"A girl was never ruined by books," my mother used to say. I've spent most of my life trying to prove that wrong.

Friday, May 31, 2013

Jane Jacobs, Bikes, and Brasilia

Bike shares hit New York last week, and Tbe New Yorker commemorated it with a cover that points up one of the follies of urban life.

Made me wonder what Jane Jacobs, that lover of New York and walkable/bikeable cities, would think.  The late urbanist, whose iconoclastic ideas turned thinking about cities on its head in the 1960s, was a friend of the bicycle: she spent hours one summer helping her son assemble bikes that he'd imported from China as part of an attempt to get people on two wheels.

As the success of bike-share programs show, her ideas are increasingly relevant. An appreciation of that comes out in the recent collection of essays on her and her legacy, called What We See: Advancing the Observations of Jane Jacobs. Edited by Stephen A. Goldsmith and Lynne Elizabeth, it contains more than 30 short reflections about what Jacobs meant in New York, Toronto and around the world, how her ideas have been influential, and how events elsewhere demonstrate her perspicacity. It ends with a series of questions about each essay that could serve as points of departure for discussion by community groups about their own particular problems, or as study guides in urban affairs programs.

Let me say straight up that Jane Jacobs is one of my heroes. Her ideas about cities inspired my book Green City: People, Nature and Urban Places, and she is a character in my  The Walkable City: From Haussmann’s Boulevards to Jane Jacobs’ Street and Beyond. When What We See... came out,  I spent several evenings dipping into it with pleasure. And by chance  at the same time I was also reading James Holston’s The Modernist City, an anthropological study of Brasília which in many respects is the antithesis of what Jacobs’ stood for.

The two books go together like hand in glove, although there is no mention of Jacobs in Holston’s work. The Brazilian capitol which celebrated its 50th anniversary in April, 2010, was conceived as an egalitarian model city inspired by the Swiss architect Le Corbusier exactly at the moment that Jacobs was noting the problems the modernist idea was presenting elsewhere. Brasília features big blocks of residences, grand vistas of public buildings, wide highways for automobiles and no streets.
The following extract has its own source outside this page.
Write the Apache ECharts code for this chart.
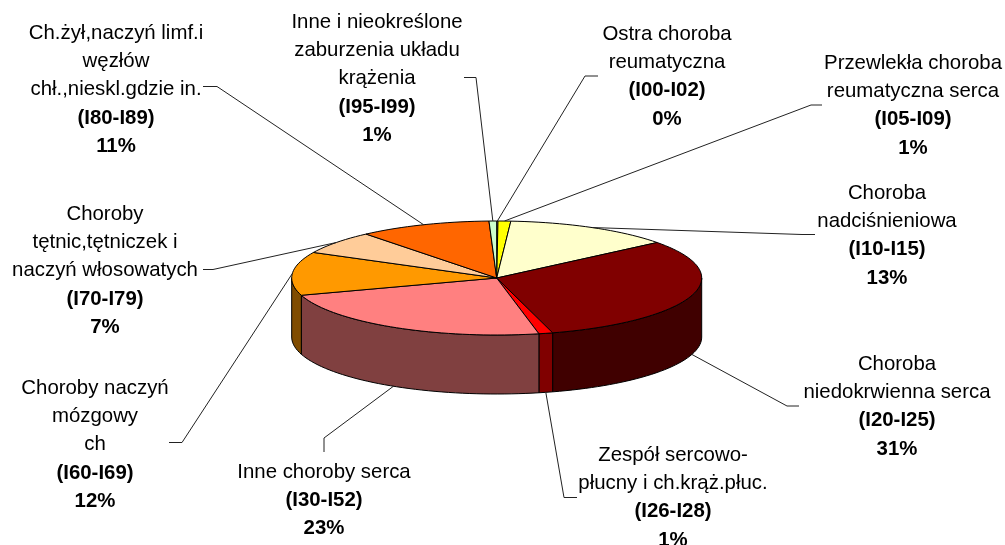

From the beginning, however, the people who built it and the people who wanted to live there tried to undo the modernist vision. One example which Jacobs would have appreciated is the way storekeepers given space in large buildings where the entrances were to be on verdant parkland, switched their shops’ orientation. The opposite side, facing on the walkways and parking lots intended for provisioning the stores, became the “fronts” because people wanted the bustle of a street-like setting.

It’s interesting that one of the contributors to What We See is Jaime Lerner, the former mayor of another Brazilian city, Curitiba. Beginning in the 1970s, the main commercial streets there became pedestrian, and an integrated public transportation system has developed to become a model of how to woo people away from private car and to stop urban sprawl of both the middle class and the slum variety.

Perhaps because I live in a Canadian city and because I’ve followed Jacobs’ thought for more than 40 years, I found contributions from writers outside North America the most interesting and original parts of What We See. For example, Matias Echanove and Rahul Srivastava’s essay “The Village Inside” told me much I didn’t know about how Tokyo grew by incorporating villages into the urban fabric. The result was a rich—if sometimes “messy” looking—mix of residential, commercial and industrial uses. Dharavi, the Mumbai slum featured in Slumdog Millionaire, has several points in common with the Tokyo of the early 20th century, the authors suggest. I bet London of the 19th century did too. The lessons to draw from these examples underscore the importance of working on a human scale to integrate different elements in a growing city, and not to raze what’s there or try to build a city on a virgin site as was done in Brasília.

As for biking in Brasilia, it wouldn't seem that people do much of it.  Here's a video made last November of a group, Pedal Noturno, of night bike riders crossing a bridge in the city.  The fact that there are so few riders suggests that biking doesn't have the cachet it has elsewhere--or that it's anything but something to do on special occasions.